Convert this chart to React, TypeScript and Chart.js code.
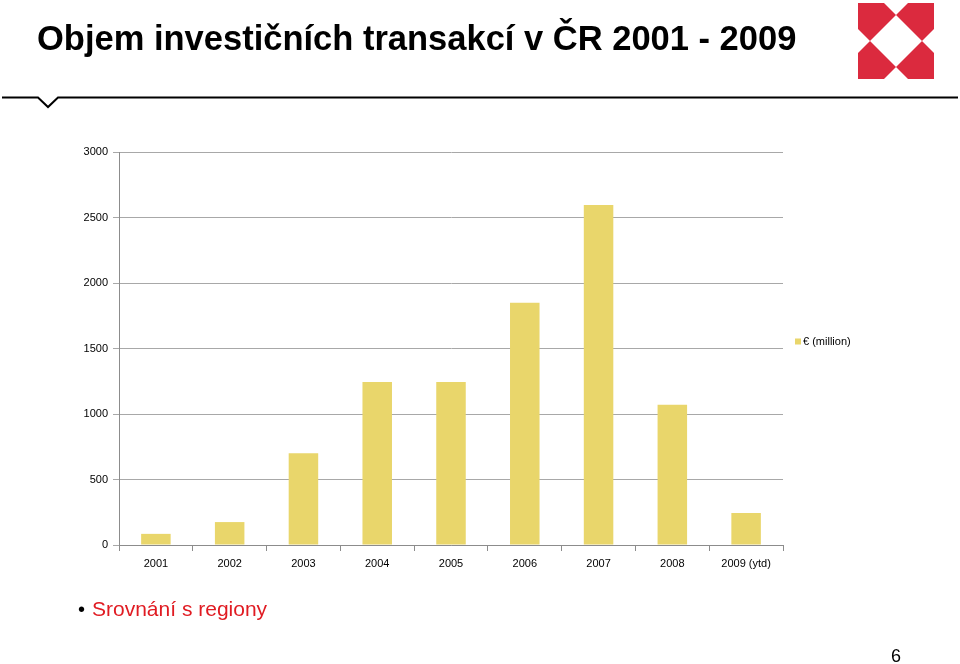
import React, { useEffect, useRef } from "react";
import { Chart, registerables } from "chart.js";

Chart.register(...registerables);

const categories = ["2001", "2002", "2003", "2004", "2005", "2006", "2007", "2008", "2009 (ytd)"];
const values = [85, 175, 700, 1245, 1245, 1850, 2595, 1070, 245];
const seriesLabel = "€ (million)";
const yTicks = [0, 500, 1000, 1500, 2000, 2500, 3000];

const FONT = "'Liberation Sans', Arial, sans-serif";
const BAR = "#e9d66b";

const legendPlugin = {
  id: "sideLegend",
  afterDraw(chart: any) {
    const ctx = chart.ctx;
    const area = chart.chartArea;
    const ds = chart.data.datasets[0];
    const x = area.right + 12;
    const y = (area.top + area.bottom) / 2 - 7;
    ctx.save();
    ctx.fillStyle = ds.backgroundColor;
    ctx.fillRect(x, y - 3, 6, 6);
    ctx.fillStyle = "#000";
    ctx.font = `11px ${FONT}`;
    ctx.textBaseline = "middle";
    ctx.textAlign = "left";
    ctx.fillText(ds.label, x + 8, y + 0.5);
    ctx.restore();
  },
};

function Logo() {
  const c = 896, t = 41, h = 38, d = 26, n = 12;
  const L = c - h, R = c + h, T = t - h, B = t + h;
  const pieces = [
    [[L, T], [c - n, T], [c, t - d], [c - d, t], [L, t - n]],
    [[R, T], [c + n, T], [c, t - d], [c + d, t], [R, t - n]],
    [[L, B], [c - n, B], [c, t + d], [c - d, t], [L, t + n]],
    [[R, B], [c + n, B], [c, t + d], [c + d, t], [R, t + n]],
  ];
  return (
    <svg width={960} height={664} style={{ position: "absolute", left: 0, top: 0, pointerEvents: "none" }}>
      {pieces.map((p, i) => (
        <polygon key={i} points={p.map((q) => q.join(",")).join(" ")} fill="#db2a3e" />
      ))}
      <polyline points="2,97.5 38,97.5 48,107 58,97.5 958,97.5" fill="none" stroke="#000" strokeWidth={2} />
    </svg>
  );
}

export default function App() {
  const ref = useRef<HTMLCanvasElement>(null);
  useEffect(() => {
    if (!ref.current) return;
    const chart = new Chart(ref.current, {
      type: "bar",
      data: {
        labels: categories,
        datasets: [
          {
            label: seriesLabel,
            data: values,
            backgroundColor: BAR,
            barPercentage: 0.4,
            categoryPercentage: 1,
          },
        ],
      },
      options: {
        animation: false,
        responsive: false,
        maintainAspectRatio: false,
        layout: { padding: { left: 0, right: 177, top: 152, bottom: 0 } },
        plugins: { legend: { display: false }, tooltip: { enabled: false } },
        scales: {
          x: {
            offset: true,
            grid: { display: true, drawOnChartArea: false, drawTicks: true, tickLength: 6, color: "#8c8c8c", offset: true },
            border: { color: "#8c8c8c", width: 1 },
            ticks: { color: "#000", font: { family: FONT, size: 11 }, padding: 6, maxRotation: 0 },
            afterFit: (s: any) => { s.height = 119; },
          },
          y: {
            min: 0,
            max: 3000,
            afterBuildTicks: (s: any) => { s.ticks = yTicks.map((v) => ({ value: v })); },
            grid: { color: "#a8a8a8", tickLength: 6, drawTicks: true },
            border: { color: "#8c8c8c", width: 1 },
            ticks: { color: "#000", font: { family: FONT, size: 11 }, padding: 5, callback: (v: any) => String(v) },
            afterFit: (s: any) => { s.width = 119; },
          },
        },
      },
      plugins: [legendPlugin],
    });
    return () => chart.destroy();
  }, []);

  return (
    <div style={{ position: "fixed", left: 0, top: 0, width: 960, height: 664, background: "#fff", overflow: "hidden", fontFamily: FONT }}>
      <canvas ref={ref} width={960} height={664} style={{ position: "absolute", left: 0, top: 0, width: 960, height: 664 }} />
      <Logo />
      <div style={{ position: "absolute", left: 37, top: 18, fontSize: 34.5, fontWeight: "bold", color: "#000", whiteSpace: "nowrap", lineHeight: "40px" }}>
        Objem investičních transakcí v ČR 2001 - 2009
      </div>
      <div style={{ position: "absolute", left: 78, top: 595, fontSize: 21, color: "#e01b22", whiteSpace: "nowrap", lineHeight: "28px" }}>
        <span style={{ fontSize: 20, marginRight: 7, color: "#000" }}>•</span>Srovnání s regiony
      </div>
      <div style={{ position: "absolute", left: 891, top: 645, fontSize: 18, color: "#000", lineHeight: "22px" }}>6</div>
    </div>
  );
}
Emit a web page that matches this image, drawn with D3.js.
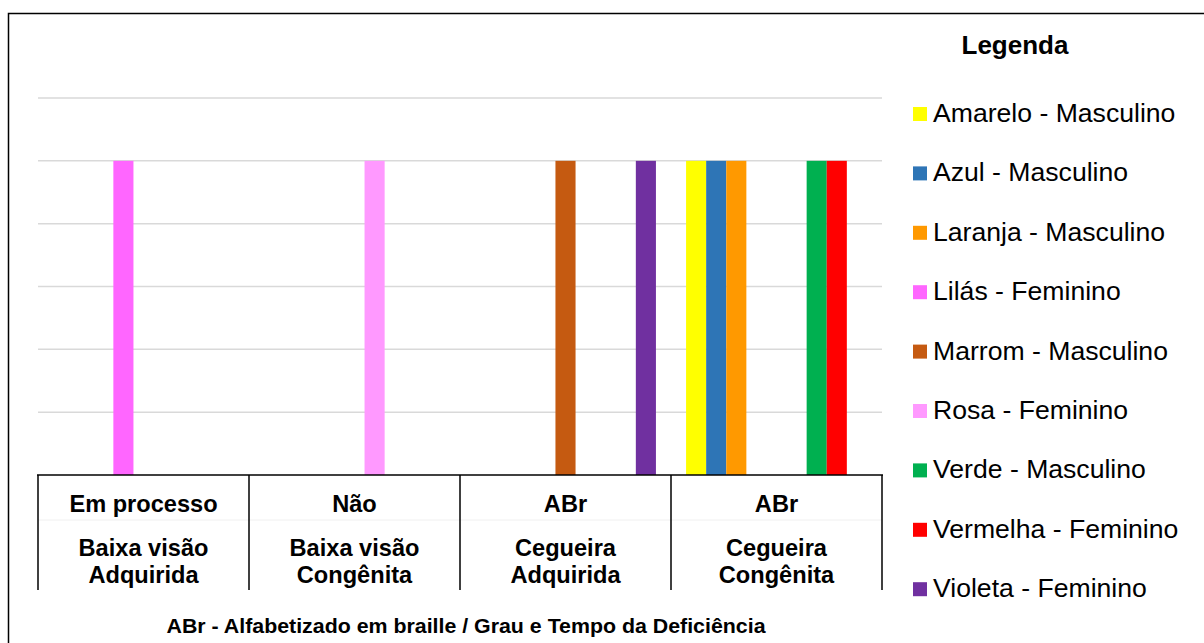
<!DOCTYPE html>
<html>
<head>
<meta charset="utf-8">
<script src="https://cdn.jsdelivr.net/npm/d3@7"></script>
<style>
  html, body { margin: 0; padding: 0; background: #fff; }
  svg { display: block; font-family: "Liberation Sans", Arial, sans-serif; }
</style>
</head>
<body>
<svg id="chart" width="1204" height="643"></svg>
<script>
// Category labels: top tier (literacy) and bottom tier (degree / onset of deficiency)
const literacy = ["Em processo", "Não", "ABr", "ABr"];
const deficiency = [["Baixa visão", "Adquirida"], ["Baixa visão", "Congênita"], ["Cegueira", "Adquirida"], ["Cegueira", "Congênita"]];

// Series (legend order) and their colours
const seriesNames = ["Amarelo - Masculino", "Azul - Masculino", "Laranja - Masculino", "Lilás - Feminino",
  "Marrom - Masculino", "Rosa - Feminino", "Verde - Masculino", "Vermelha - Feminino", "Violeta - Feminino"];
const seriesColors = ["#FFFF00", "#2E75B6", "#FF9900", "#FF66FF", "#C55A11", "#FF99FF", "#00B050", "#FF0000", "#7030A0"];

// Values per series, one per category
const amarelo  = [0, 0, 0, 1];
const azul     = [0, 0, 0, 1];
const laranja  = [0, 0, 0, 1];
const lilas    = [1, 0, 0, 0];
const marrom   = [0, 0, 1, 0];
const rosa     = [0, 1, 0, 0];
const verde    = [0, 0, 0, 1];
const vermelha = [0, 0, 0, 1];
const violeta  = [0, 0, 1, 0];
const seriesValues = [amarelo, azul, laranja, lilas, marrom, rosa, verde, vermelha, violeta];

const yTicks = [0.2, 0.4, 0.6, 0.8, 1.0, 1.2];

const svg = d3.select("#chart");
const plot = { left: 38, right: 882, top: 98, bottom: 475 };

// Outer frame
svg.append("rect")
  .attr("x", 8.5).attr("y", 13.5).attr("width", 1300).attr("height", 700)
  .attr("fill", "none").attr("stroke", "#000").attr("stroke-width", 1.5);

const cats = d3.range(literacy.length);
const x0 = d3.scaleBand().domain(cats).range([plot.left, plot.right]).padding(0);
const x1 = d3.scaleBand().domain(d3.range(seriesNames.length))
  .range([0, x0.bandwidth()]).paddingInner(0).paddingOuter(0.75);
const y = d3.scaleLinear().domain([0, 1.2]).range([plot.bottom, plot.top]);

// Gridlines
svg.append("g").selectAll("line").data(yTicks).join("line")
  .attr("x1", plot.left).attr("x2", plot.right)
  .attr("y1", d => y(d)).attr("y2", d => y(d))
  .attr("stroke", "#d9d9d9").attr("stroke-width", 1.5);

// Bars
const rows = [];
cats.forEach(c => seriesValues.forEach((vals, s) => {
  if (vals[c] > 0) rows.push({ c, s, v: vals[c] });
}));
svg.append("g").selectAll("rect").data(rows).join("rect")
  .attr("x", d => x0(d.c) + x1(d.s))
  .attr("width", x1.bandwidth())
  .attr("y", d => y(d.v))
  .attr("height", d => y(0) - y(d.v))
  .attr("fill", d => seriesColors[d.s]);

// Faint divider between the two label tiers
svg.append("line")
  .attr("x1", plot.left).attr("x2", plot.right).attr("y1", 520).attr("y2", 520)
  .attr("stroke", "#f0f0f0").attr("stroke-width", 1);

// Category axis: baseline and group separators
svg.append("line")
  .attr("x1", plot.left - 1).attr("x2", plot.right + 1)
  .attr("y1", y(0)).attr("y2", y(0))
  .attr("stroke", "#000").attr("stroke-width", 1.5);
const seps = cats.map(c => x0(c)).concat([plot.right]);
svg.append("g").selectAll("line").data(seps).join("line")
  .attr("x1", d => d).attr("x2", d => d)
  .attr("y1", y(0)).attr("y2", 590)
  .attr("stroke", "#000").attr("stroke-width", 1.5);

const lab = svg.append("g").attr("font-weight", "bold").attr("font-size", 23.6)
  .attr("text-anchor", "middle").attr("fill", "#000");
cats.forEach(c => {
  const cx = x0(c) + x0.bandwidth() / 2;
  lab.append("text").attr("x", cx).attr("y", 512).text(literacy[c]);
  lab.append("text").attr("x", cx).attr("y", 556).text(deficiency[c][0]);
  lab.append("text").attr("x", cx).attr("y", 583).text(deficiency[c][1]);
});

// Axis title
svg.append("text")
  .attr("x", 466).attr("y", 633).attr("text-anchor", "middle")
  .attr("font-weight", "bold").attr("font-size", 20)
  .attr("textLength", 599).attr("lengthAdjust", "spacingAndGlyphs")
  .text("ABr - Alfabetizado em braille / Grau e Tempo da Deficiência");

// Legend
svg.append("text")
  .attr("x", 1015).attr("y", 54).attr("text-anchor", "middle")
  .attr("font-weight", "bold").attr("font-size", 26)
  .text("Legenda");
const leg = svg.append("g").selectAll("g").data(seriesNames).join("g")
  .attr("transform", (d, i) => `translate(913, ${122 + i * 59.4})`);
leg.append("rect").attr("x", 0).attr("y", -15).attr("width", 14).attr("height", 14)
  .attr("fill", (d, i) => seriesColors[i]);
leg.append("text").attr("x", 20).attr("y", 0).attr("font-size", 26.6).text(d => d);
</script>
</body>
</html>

*****

> [WHAT IS EXPECTED]: Extract exactly the lines running from the line containing "Emit a web page" to the line containing "98, bottom: 475", with both end lines included and all pictures left out.

> [EXERCISE SOLUTION]:
Emit a web page that matches this image, drawn with D3.js.
<!DOCTYPE html>
<html>
<head>
<meta charset="utf-8">
<script src="https://cdn.jsdelivr.net/npm/d3@7"></script>
<style>
  html, body { margin: 0; padding: 0; background: #fff; }
  svg { display: block; font-family: "Liberation Sans", Arial, sans-serif; }
</style>
</head>
<body>
<svg id="chart" width="1204" height="643"></svg>
<script>
// Category labels: top tier (literacy) and bottom tier (degree / onset of deficiency)
const literacy = ["Em processo", "Não", "ABr", "ABr"];
const deficiency = [["Baixa visão", "Adquirida"], ["Baixa visão", "Congênita"], ["Cegueira", "Adquirida"], ["Cegueira", "Congênita"]];

// Series (legend order) and their colours
const seriesNames = ["Amarelo - Masculino", "Azul - Masculino", "Laranja - Masculino", "Lilás - Feminino",
  "Marrom - Masculino", "Rosa - Feminino", "Verde - Masculino", "Vermelha - Feminino", "Violeta - Feminino"];
const seriesColors = ["#FFFF00", "#2E75B6", "#FF9900", "#FF66FF", "#C55A11", "#FF99FF", "#00B050", "#FF0000", "#7030A0"];

// Values per series, one per category
const amarelo  = [0, 0, 0, 1];
const azul     = [0, 0, 0, 1];
const laranja  = [0, 0, 0, 1];
const lilas    = [1, 0, 0, 0];
const marrom   = [0, 0, 1, 0];
const rosa     = [0, 1, 0, 0];
const verde    = [0, 0, 0, 1];
const vermelha = [0, 0, 0, 1];
const violeta  = [0, 0, 1, 0];
const seriesValues = [amarelo, azul, laranja, lilas, marrom, rosa, verde, vermelha, violeta];

const yTicks = [0.2, 0.4, 0.6, 0.8, 1.0, 1.2];

const svg = d3.select("#chart");
const plot = { left: 38, right: 882, top: 98, bottom: 475 };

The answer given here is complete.